* **DATASET EXTRACT**:

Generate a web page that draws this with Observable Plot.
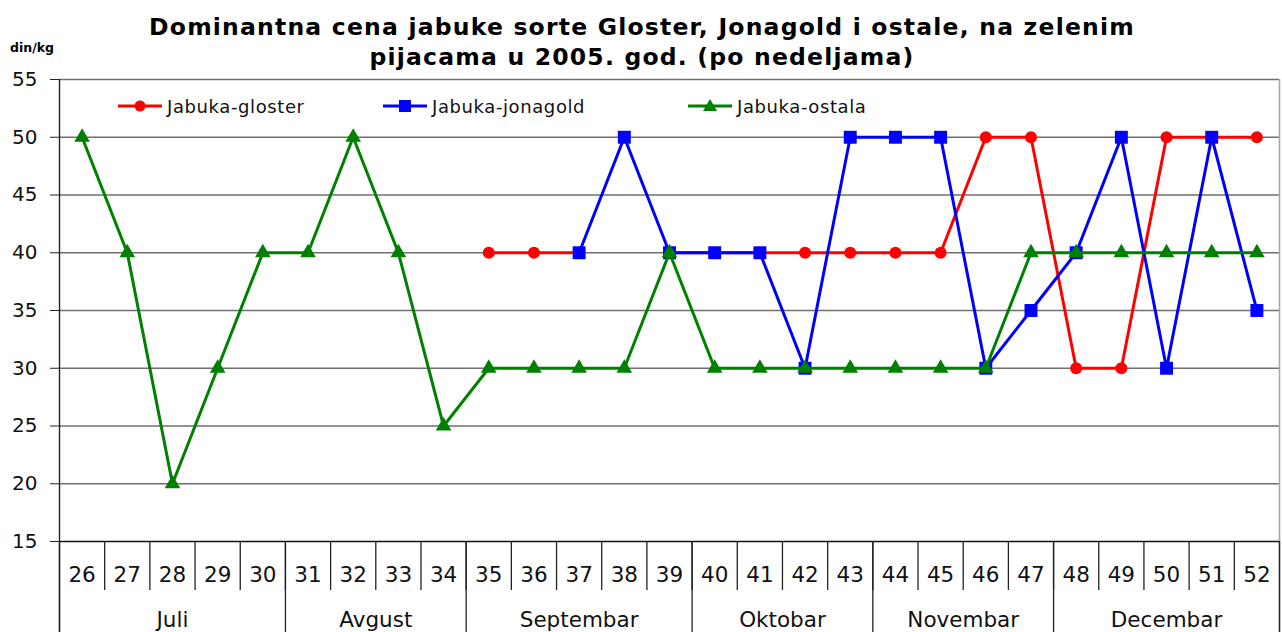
<!DOCTYPE html>
<html>
<head>
<meta charset="utf-8">
<script src="https://cdn.jsdelivr.net/npm/d3@7"></script>
<script src="https://cdn.jsdelivr.net/npm/@observablehq/plot@0.6"></script>
<style>
  html, body { margin: 0; padding: 0; background: #fff; }
  #wrap { position: relative; width: 1282px; height: 632px; overflow: hidden; }
  #wrap svg.plot { position: absolute; left: 0; top: 0; }
  .title { position: absolute; left: 0; width: 1284px; text-align: center; font-family: "DejaVu Sans", sans-serif; font-weight: bold; font-size: 23.5px; letter-spacing: 1.2px; color: #000; white-space: nowrap; line-height: 28px; }
  #unit { position: absolute; left: 10px; top: 40px; font-family: "DejaVu Sans", sans-serif; font-weight: bold; font-size: 12.5px; color: #000; }
  #legend { position: absolute; top: 94px; left: 0; height: 24px; width: 1282px; font-family: "DejaVu Sans", sans-serif; font-size: 18px; letter-spacing: 0.6px; color: #111; }
  .li { position: absolute; top: 0; display: flex; align-items: center; height: 24px; }
  .li svg { display: block; margin-right: 5px; }
</style>
</head>
<body>
<div id="wrap"></div>
<script>
// ---- data ----
const weeks = [26,27,28,29,30,31,32,33,34,35,36,37,38,39,40,41,42,43,44,45,46,47,48,49,50,51,52];
const gloster  = [null,null,null,null,null,null,null,null,null,40,40,40,null,40,40,40,40,40,40,40,50,50,30,30,50,50,50];
const jonagold = [null,null,null,null,null,null,null,null,null,null,null,40,50,40,40,40,30,50,50,50,30,35,40,50,30,50,35];
const ostala   = [50,40,20,30,40,40,50,40,25,30,30,30,30,40,30,30,30,30,30,30,30,40,40,40,40,40,40];
const months      = ["Juli","Avgust","Septembar","Oktobar","Novembar","Decembar"];
const monthFirst  = [26,31,35,40,44,48];
const monthLast   = [30,34,39,43,47,52];
const yTicks = [15,20,25,30,35,40,45,50,55];
const seriesNames  = ["Jabuka-gloster","Jabuka-jonagold","Jabuka-ostala"];
const seriesColors = ["#ff0000","#0000ff","#008000"];
const titleLines = ["Dominantna cena jabuke sorte Gloster, Jonagold i ostale, na zelenim", "pijacama u 2005. god. (po nedeljama)"];
const unitLabel = "din/kg";

// ---- tables ----
const mk = (arr) => weeks.map((w, i) => ({week: w, value: arr[i] == null ? NaN : arr[i]}));
const G = mk(gloster), J = mk(jonagold), O = mk(ostala);
const weekBounds = weeks.slice(1).map(w => w - 0.5);
const monthBounds = monthFirst.map(w => w - 0.5).concat([monthLast[monthLast.length - 1] + 0.5]);
const monthTable = months.map((m, i) => ({name: m, mid: (monthFirst[i] + monthLast[i]) / 2}));
const font = "DejaVu Sans, sans-serif";
const gridGray = "#6f6f6f";

const chart = Plot.plot({
  width: 1282,
  height: 632,
  marginTop: 79,
  marginBottom: 91,
  marginLeft: 59,
  marginRight: 3,
  style: {fontFamily: font, background: "transparent", overflow: "visible"},
  x: {type: "linear", domain: [weeks[0] - 0.5, weeks[weeks.length - 1] + 0.5], axis: null},
  y: {domain: [15, 55], axis: null},
  marks: [
    // grid
    Plot.gridY(yTicks.slice(1), {stroke: gridGray, strokeOpacity: 1, strokeWidth: 1.6}),
    Plot.ruleX([weeks[weeks.length - 1] + 0.5], {stroke: "#a8a8a8", strokeWidth: 1.6}),
    Plot.ruleX([weeks[weeks.length - 1] + 0.5], {stroke: "#222", strokeWidth: 1.3, insetTop: 462, insetBottom: -91}),
    // y axis
    Plot.axisY(yTicks, {label: null, tickSize: 9, tickPadding: 13, fontSize: 20, stroke: "#222", fill: "#111"}),
    Plot.ruleX([weeks[0] - 0.5], {stroke: "#222", strokeWidth: 1.4, insetBottom: -91}),
    Plot.ruleY([15], {stroke: "#111", strokeWidth: 1.6}),
    // category table
    Plot.ruleX(weekBounds, {stroke: "#222", strokeWidth: 1.3, insetTop: 462, insetBottom: -49}),
    Plot.ruleX(monthBounds, {stroke: "#222", strokeWidth: 1.3, insetTop: 462, insetBottom: -91}),
    Plot.text(weeks, {x: d => d, text: d => String(d), frameAnchor: "bottom", dy: 40, fontSize: 21.5, fill: "#111"}),
    Plot.text(monthTable, {x: "mid", text: "name", frameAnchor: "bottom", dy: 85, fontSize: 21.5, fill: "#111"}),
    // series
    Plot.line(G, {x: "week", y: "value", stroke: seriesColors[0], strokeWidth: 3}),
    Plot.dot(G, {x: "week", y: "value", fill: seriesColors[0], r: 6, symbol: "circle"}),
    Plot.line(J, {x: "week", y: "value", stroke: seriesColors[1], strokeWidth: 3}),
    Plot.dot(J, {x: "week", y: "value", fill: seriesColors[1], r: 7.3, symbol: "square"}),
    Plot.line(O, {x: "week", y: "value", stroke: seriesColors[2], strokeWidth: 3}),
    Plot.dot(O, {x: "week", y: "value", fill: seriesColors[2], r: 5.8, symbol: "triangle"})
  ]
});
const wrap = document.getElementById("wrap");
wrap.appendChild(chart);

// ---- titles ----
titleLines.forEach((t, i) => {
  const d = document.createElement("div");
  d.className = "title";
  d.style.top = (13 + i * 30) + "px";
  d.textContent = t;
  wrap.appendChild(d);
});
const u = document.createElement("div");
u.id = "unit";
u.textContent = unitLabel;
wrap.appendChild(u);

// ---- legend ----
const legendLeft = [118, 383, 688];
const symbols = [
  '<circle cx="22" cy="12" r="5.5" fill="COL"/>',
  '<rect x="16" y="6" width="12" height="12" fill="COL"/>',
  '<polygon points="22,5 29,17 15,17" fill="COL"/>'
];
const legend = document.createElement("div");
legend.id = "legend";
wrap.appendChild(legend);
seriesNames.forEach((name, i) => {
  const d = document.createElement("div");
  d.className = "li";
  d.style.left = legendLeft[i] + "px";
  d.innerHTML = '<svg width="44" height="24"><line x1="0" y1="12" x2="44" y2="12" stroke="' + seriesColors[i] + '" stroke-width="3"/>' +
    symbols[i].replace("COL", seriesColors[i]) + '</svg><span>' + name + '</span>';
  legend.appendChild(d);
});
</script>
</body>
</html>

* **EXERCISE PROMPT**: Write out the listing above exactly as it stands, pictures excluded.

* **ANSWER TO THE TASK**:
Generate a web page that draws this with Observable Plot.
<!DOCTYPE html>
<html>
<head>
<meta charset="utf-8">
<script src="https://cdn.jsdelivr.net/npm/d3@7"></script>
<script src="https://cdn.jsdelivr.net/npm/@observablehq/plot@0.6"></script>
<style>
  html, body { margin: 0; padding: 0; background: #fff; }
  #wrap { position: relative; width: 1282px; height: 632px; overflow: hidden; }
  #wrap svg.plot { position: absolute; left: 0; top: 0; }
  .title { position: absolute; left: 0; width: 1284px; text-align: center; font-family: "DejaVu Sans", sans-serif; font-weight: bold; font-size: 23.5px; letter-spacing: 1.2px; color: #000; white-space: nowrap; line-height: 28px; }
  #unit { position: absolute; left: 10px; top: 40px; font-family: "DejaVu Sans", sans-serif; font-weight: bold; font-size: 12.5px; color: #000; }
  #legend { position: absolute; top: 94px; left: 0; height: 24px; width: 1282px; font-family: "DejaVu Sans", sans-serif; font-size: 18px; letter-spacing: 0.6px; color: #111; }
  .li { position: absolute; top: 0; display: flex; align-items: center; height: 24px; }
  .li svg { display: block; margin-right: 5px; }
</style>
</head>
<body>
<div id="wrap"></div>
<script>
// ---- data ----
const weeks = [26,27,28,29,30,31,32,33,34,35,36,37,38,39,40,41,42,43,44,45,46,47,48,49,50,51,52];
const gloster  = [null,null,null,null,null,null,null,null,null,40,40,40,null,40,40,40,40,40,40,40,50,50,30,30,50,50,50];
const jonagold = [null,null,null,null,null,null,null,null,null,null,null,40,50,40,40,40,30,50,50,50,30,35,40,50,30,50,35];
const ostala   = [50,40,20,30,40,40,50,40,25,30,30,30,30,40,30,30,30,30,30,30,30,40,40,40,40,40,40];
const months      = ["Juli","Avgust","Septembar","Oktobar","Novembar","Decembar"];
const monthFirst  = [26,31,35,40,44,48];
const monthLast   = [30,34,39,43,47,52];
const yTicks = [15,20,25,30,35,40,45,50,55];
const seriesNames  = ["Jabuka-gloster","Jabuka-jonagold","Jabuka-ostala"];
const seriesColors = ["#ff0000","#0000ff","#008000"];
const titleLines = ["Dominantna cena jabuke sorte Gloster, Jonagold i ostale, na zelenim", "pijacama u 2005. god. (po nedeljama)"];
const unitLabel = "din/kg";

// ---- tables ----
const mk = (arr) => weeks.map((w, i) => ({week: w, value: arr[i] == null ? NaN : arr[i]}));
const G = mk(gloster), J = mk(jonagold), O = mk(ostala);
const weekBounds = weeks.slice(1).map(w => w - 0.5);
const monthBounds = monthFirst.map(w => w - 0.5).concat([monthLast[monthLast.length - 1] + 0.5]);
const monthTable = months.map((m, i) => ({name: m, mid: (monthFirst[i] + monthLast[i]) / 2}));
const font = "DejaVu Sans, sans-serif";
const gridGray = "#6f6f6f";

const chart = Plot.plot({
  width: 1282,
  height: 632,
  marginTop: 79,
  marginBottom: 91,
  marginLeft: 59,
  marginRight: 3,
  style: {fontFamily: font, background: "transparent", overflow: "visible"},
  x: {type: "linear", domain: [weeks[0] - 0.5, weeks[weeks.length - 1] + 0.5], axis: null},
  y: {domain: [15, 55], axis: null},
  marks: [
    // grid
    Plot.gridY(yTicks.slice(1), {stroke: gridGray, strokeOpacity: 1, strokeWidth: 1.6}),
    Plot.ruleX([weeks[weeks.length - 1] + 0.5], {stroke: "#a8a8a8", strokeWidth: 1.6}),
    Plot.ruleX([weeks[weeks.length - 1] + 0.5], {stroke: "#222", strokeWidth: 1.3, insetTop: 462, insetBottom: -91}),
    // y axis
    Plot.axisY(yTicks, {label: null, tickSize: 9, tickPadding: 13, fontSize: 20, stroke: "#222", fill: "#111"}),
    Plot.ruleX([weeks[0] - 0.5], {stroke: "#222", strokeWidth: 1.4, insetBottom: -91}),
    Plot.ruleY([15], {stroke: "#111", strokeWidth: 1.6}),
    // category table
    Plot.ruleX(weekBounds, {stroke: "#222", strokeWidth: 1.3, insetTop: 462, insetBottom: -49}),
    Plot.ruleX(monthBounds, {stroke: "#222", strokeWidth: 1.3, insetTop: 462, insetBottom: -91}),
    Plot.text(weeks, {x: d => d, text: d => String(d), frameAnchor: "bottom", dy: 40, fontSize: 21.5, fill: "#111"}),
    Plot.text(monthTable, {x: "mid", text: "name", frameAnchor: "bottom", dy: 85, fontSize: 21.5, fill: "#111"}),
    // series
    Plot.line(G, {x: "week", y: "value", stroke: seriesColors[0], strokeWidth: 3}),
    Plot.dot(G, {x: "week", y: "value", fill: seriesColors[0], r: 6, symbol: "circle"}),
    Plot.line(J, {x: "week", y: "value", stroke: seriesColors[1], strokeWidth: 3}),
    Plot.dot(J, {x: "week", y: "value", fill: seriesColors[1], r: 7.3, symbol: "square"}),
    Plot.line(O, {x: "week", y: "value", stroke: seriesColors[2], strokeWidth: 3}),
    Plot.dot(O, {x: "week", y: "value", fill: seriesColors[2], r: 5.8, symbol: "triangle"})
  ]
});
const wrap = document.getElementById("wrap");
wrap.appendChild(chart);

// ---- titles ----
titleLines.forEach((t, i) => {
  const d = document.createElement("div");
  d.className = "title";
  d.style.top = (13 + i * 30) + "px";
  d.textContent = t;
  wrap.appendChild(d);
});
const u = document.createElement("div");
u.id = "unit";
u.textContent = unitLabel;
wrap.appendChild(u);

// ---- legend ----
const legendLeft = [118, 383, 688];
const symbols = [
  '<circle cx="22" cy="12" r="5.5" fill="COL"/>',
  '<rect x="16" y="6" width="12" height="12" fill="COL"/>',
  '<polygon points="22,5 29,17 15,17" fill="COL"/>'
];
const legend = document.createElement("div");
legend.id = "legend";
wrap.appendChild(legend);
seriesNames.forEach((name, i) => {
  const d = document.createElement("div");
  d.className = "li";
  d.style.left = legendLeft[i] + "px";
  d.innerHTML = '<svg width="44" height="24"><line x1="0" y1="12" x2="44" y2="12" stroke="' + seriesColors[i] + '" stroke-width="3"/>' +
    symbols[i].replace("COL", seriesColors[i]) + '</svg><span>' + name + '</span>';
  legend.appendChild(d);
});
</script>
</body>
</html>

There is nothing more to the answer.